Name: _________________________ Period: ___________________

This test consists of 5 short answer questions and 1 (of 3) essay topics.

Short Answer Questions

1. What does Chillingworth say in Chapter 14 the town council has been debating?

2. What does Hester mean when she says "Thou shalt not go alone" at the end of Chapter 17?

3. While she is playing, Pearl makes a little boat out of what?

4. How does the narrator characterize Dimmesdale's sermon?

5. Why do Hester and Dimmesdale chose the place they do to escape to?

Essay Topics

Essay Topic 1

Hawthorne plays with the notion of a happy ending near the end of the novel, teasing the reader with the notion that Dimmesdale and Hester might indeed live out a happily-ever-after ending. Consider the fates of the three major characters (Hester Prynne, Arthur Dimmesdale and Roger Chillingworth) and argue whether they experienced a happy ending or not. Be sure to use comparative analysis and textual examples.

Essay Topic 2

Hawthorne's preface to this novel claims that he has gotten himself in trouble for an unflattering portrait of the Customs Inspector, yet nonetheless, the novel features many real historical people anyway. Take up one of these real historical persons (for example, Governor Bellingham or Mistress Hibbins) and offer a descriptive analysis of their role in the narrative. How does Hawthorne characterize these real historical people? To what dramatic purposes or fictional ends does he put them alongside the invented characters?
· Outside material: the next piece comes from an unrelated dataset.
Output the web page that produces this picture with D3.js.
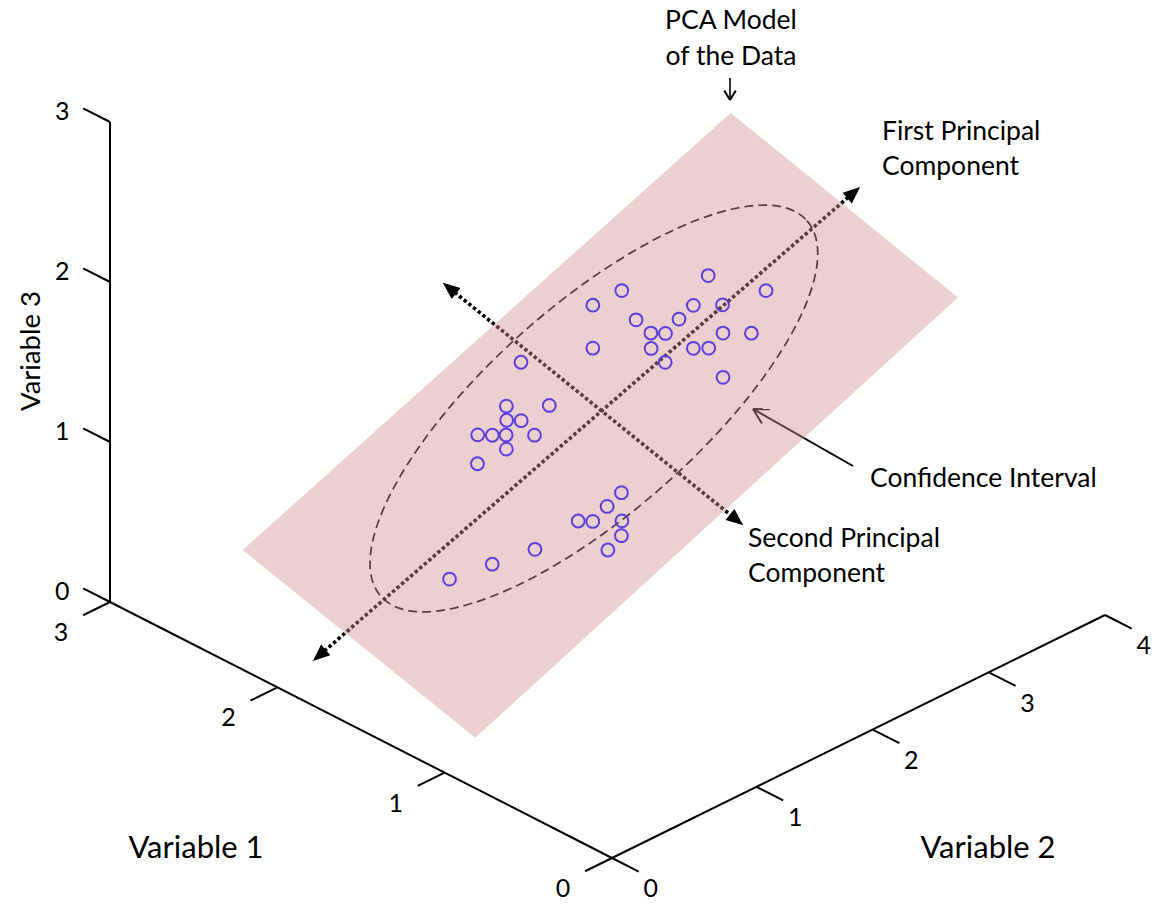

Be sure to consider the role these minor characters play in the historical setting of this novel.

Essay Topic 3

Pearl is enigmatic, first because she is an infant and then because of her other-worldliness, but she plays a key role in structuring the narrative of Hester Prynne. Consider Pearl's function in this narrative--as a symbol, as a plot device, as well as as a character in her own right--and write an analytical essay that interprets how Pearl is characterized and the primary fictional methods Hawthorne uses to paint a picture of her.